Newport continued to prosper throughout the seventeenth and eighteenth century. However, by 1760 this growth eventually slowed and came to a stop when British-Colonial relations became tense. In 1776 Newport’s maritime economy literally ground to a halt when troops occupied the city. The American Revolution was a blow from which Newport would never fully recover. The British occupation adversely affected both its population and its prosperity. To make matters worse, these English troops took revenge on the city and burned much of the town along with its wooden wharves.
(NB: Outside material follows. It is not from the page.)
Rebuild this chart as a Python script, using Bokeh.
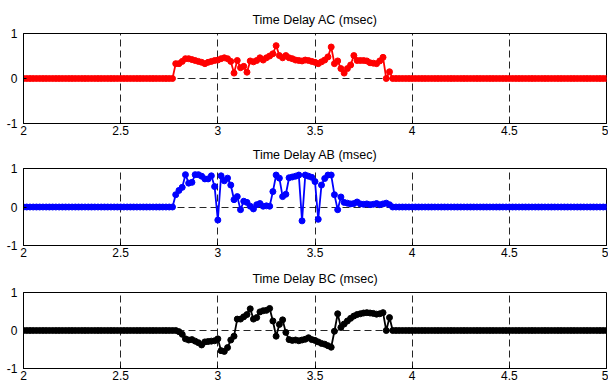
from bokeh.plotting import figure
from bokeh.layouts import column
from bokeh.models import Range1d, FixedTicker
from bokeh.embed import file_html
from bokeh.resources import INLINE

# sample times: 2 s to 5 s, one sample every 1/60 s (181 samples)
T_START = 2.0
T_STEP = 1.0 / 60.0
N_SAMPLES = 181
time = [round(T_START + i * T_STEP, 5) for i in range(N_SAMPLES)]

# values (samples 47..115 are the active part, the rest are 0)
ac_active = [0.33, 0.33, 0.38, 0.44, 0.44, 0.42, 0.40, 0.38, 0.36, 0.33,
             0.36, 0.38, 0.40, 0.41, 0.44, 0.46, 0.44, 0.38, 0.12, 0.40,
             0.24, 0.27, 0.14, 0.39, 0.37, 0.40, 0.46, 0.41, 0.46, 0.50,
             0.55, 0.73, 0.51, 0.46, 0.51, 0.46, 0.44, 0.41, 0.40, 0.39,
             0.41, 0.40, 0.38, 0.36, 0.33, 0.37, 0.41, 0.48, 0.70, 0.33,
             0.39, 0.22, 0.12, 0.22, 0.30, 0.51, 0.40, 0.40, 0.40, 0.39,
             0.35, 0.34, 0.33, 0.39, 0.47, 0.0, 0.15, 0.0, 0.0]
ab_active = [0.32, 0.43, 0.51, 0.84, 0.62, 0.64, 0.84, 0.84, 0.80, 0.73,
             0.73, 0.81, 0.53, -0.34, 0.81, 0.68, 0.75, 0.57, 0.19, 0.27,
             -0.07, 0.15, 0.12, 0.02, -0.05, 0.06, 0.09, 0.02, 0.03, 0.02,
             0.40, 0.83, 0.75, 0.27, 0.33, 0.76, 0.78, 0.80, 0.83, -0.36,
             0.83, 0.80, 0.77, 0.66, -0.32, 0.57, 0.74, 0.83, 0.83, 0.32,
             -0.07, 0.26, 0.12, 0.10, 0.08, 0.09, 0.13, 0.08, 0.07, 0.08,
             0.06, 0.07, 0.09, 0.06, 0.08, 0.10, 0.06, 0.0, 0.0]
bc_active = [0.0, -0.03, -0.10, -0.22, -0.25, -0.24, -0.28, -0.32, -0.38, -0.30,
             -0.29, -0.28, -0.27, -0.22, -0.53, -0.55, -0.45, -0.25, -0.15, 0.30,
             0.30, 0.36, 0.42, 0.57, 0.30, 0.34, 0.49, 0.52, 0.53, 0.58,
             0.25, -0.15, 0.16, 0.28, -0.05, -0.24, -0.26, -0.25, -0.27, -0.25,
             -0.23, -0.19, -0.24, -0.26, -0.30, -0.34, -0.36, -0.40, -0.44, -0.02,
             0.44, 0.08, 0.17, 0.25, 0.32, 0.38, 0.42, 0.44, 0.46, 0.47,
             0.46, 0.45, 0.43, 0.44, 0.47, 0.0, 0.34, 0.0, 0.0]
zeros_before = [0.0] * 47
zeros_after = [0.0] * 65

delay_ac = zeros_before + ac_active + zeros_after
delay_ab = zeros_before + ab_active + zeros_after
delay_bc = zeros_before + bc_active + zeros_after

titles = ["Time Delay AC (msec)", "Time Delay AB (msec)", "Time Delay BC (msec)"]
colors = ["#ff0000", "#0000ff", "#000000"]

x_ticks = [2, 2.5, 3, 3.5, 4, 4.5, 5]
x_tick_labels = ["2", "2.5", "3", "3.5", "4", "4.5", "5"]
x_grid = [2.5, 3, 3.5, 4, 4.5]
y_ticks = [-1, 0, 1]
y_tick_labels = ["-1", "0", "1"]

FONT = "Liberation Sans"


def make_panel(title, values, color, height, top, bottom):
    p = figure(width=608, height=height,
               x_range=Range1d(2, 5), y_range=Range1d(-1, 1),
               output_backend="svg", toolbar_location=None,
               min_border_left=23, min_border_right=2,
               min_border_top=top, min_border_bottom=bottom,
               background_fill_color="white", border_fill_color="white")
    p.title.text = title
    p.title.align = "center"
    p.title.text_font = FONT
    p.title.text_font_size = "12.5px"
    p.title.text_font_style = "normal"
    p.title.text_color = "black"
    p.title.standoff = 14

    p.outline_line_color = "black"
    p.outline_line_width = 1
    p.outline_line_alpha = 1

    for ax in (p.xaxis[0], p.yaxis[0]):
        ax.axis_line_color = "black"
        ax.major_tick_in = 3
        ax.major_tick_out = 0
        ax.minor_tick_line_color = None
        ax.major_tick_line_color = "black"
        ax.major_label_text_font = FONT
        ax.major_label_text_font_size = "12px"
        ax.major_label_text_color = "black"

    p.xaxis.ticker = FixedTicker(ticks=x_ticks)
    p.xaxis.major_label_overrides = dict(zip(x_ticks, x_tick_labels))
    p.xaxis.major_label_standoff = 2
    p.yaxis.ticker = FixedTicker(ticks=y_ticks)
    p.yaxis.major_label_overrides = dict(zip(y_ticks, y_tick_labels))
    p.yaxis.major_label_standoff = 6

    p.xgrid.ticker = FixedTicker(ticks=x_grid)
    p.ygrid.ticker = FixedTicker(ticks=[0])
    for g in (p.xgrid[0], p.ygrid[0]):
        g.grid_line_color = "black"
        g.grid_line_alpha = 0.85
        g.grid_line_width = 1
        g.grid_line_dash = "7 4"

    p.line(time, values, line_color=color, line_width=1.8)
    p.scatter(time, values, size=6, fill_color=color, line_color=color)
    return p


p1 = make_panel(titles[0], delay_ac, colors[0], 138, 33, 15)
p2 = make_panel(titles[1], delay_ab, colors[1], 124, 29, 17)
p3 = make_panel(titles[2], delay_bc, colors[2], 120, 27, 14)

layout = column(p1, p2, p3, spacing=0)

open("out.html", "w").write(file_html(layout, INLINE))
Attempts to jumpstart Newport’s economy after the American Revolution through the illegal slave trade, the whaling industry, and the textile industry in the early nineteenth century were temporary solutions and failed. Ultimately, it would take over 100 years for Newport to recover from the effects of the British occupation and destruction.
Because Newport was bypassed by industrialization; as a result, its landscape became frozen in time. The island community‘s economy turned around finally when the city became a popular summer seaside destination among the affluent families from the South, New York, Boston, and Philadelphia. Several large hotels had been built in the three decades before the Civil War, but by the 1870s more and more summer colonists chose to build their “cottages” with ocean vistas closer to the beaches.
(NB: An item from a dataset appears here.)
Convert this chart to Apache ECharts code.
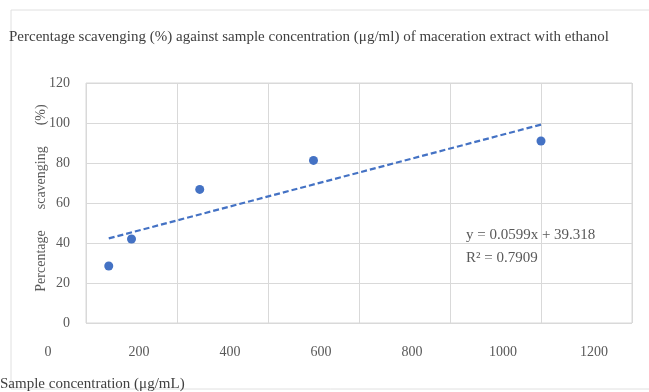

Newport’s social prominence was about to begin. From about 1870 to World War I, the wealth of Newport society became world famous and it attained a level unmatched in any other summer resort. The rise of a leisured class directly benefited the city and Newport became a class-segregated community. As the socially elite began to flock to Newport and build summer homes, a huge demand for laborers, carpenters, masons, cooks, gardeners and servants followed. Newport underwent a drastic regeneration where the population swelled with the influx of many immigrants who filled those jobs.
Newport’s history has always been tied to the sea: whether it was during the colonial period when the city’s harbor teemed with trading ships or with the arrival of the summer colonists and the New York Yacht Club when Newport was propelled as the ‘sailing capital of the world’. Today, Newport continues to attract visitors for the same reasons it did when the first settlers arrived on its shores: they sail to Newport’s deep harbor and they marvel at the splendor of the landscape.
The Newport Harbor Walk was originally conceived by Friends of the Waterfront over 34 years ago when concern that heavy development would block public access to this historic waterfront. Thanks to the work of Friends of the Waterfront, most of these areas are still accessible. The Friends of the Waterfront Public Harbor Walk signage and the URI Sea Grant map will help keep you on course to make your trek down all these historic wharves along the 2.5 mile Harbor Walk.
The walk is broken into two sections consisting of the Main Harbor or Harbor Walk South and the Point neighborhood and Goat Island or Harbor Walk North.
Harbor Walk South includes the main harbor and it is here where all the waterfront activity takes place. There is a wide medley of activities from boating, sailing, entertainment, history, and night-time action. Here you will find the typical New England waterfront that today mixes a large and active commercial boatyard and also offers everything from t-shirts, to trendy boutiques, to antique shops, to “chowda”, to tall ship sailing, a yachting museum along with a yacht restoration school. While Harbor Walk South is just over two miles from Stone Pier at King Park to the Newport Shipyard remember that walking round trip is over four miles!
Harbor Walk North covers Goat Island and Newport’s historic residential Point Section which was the original colonial center of the city and waterfront. While the British destroyed much of Newport’s colonial waterfront, this section of the city has retained a surprisingly large number of colonial homes dating back to the 1700s.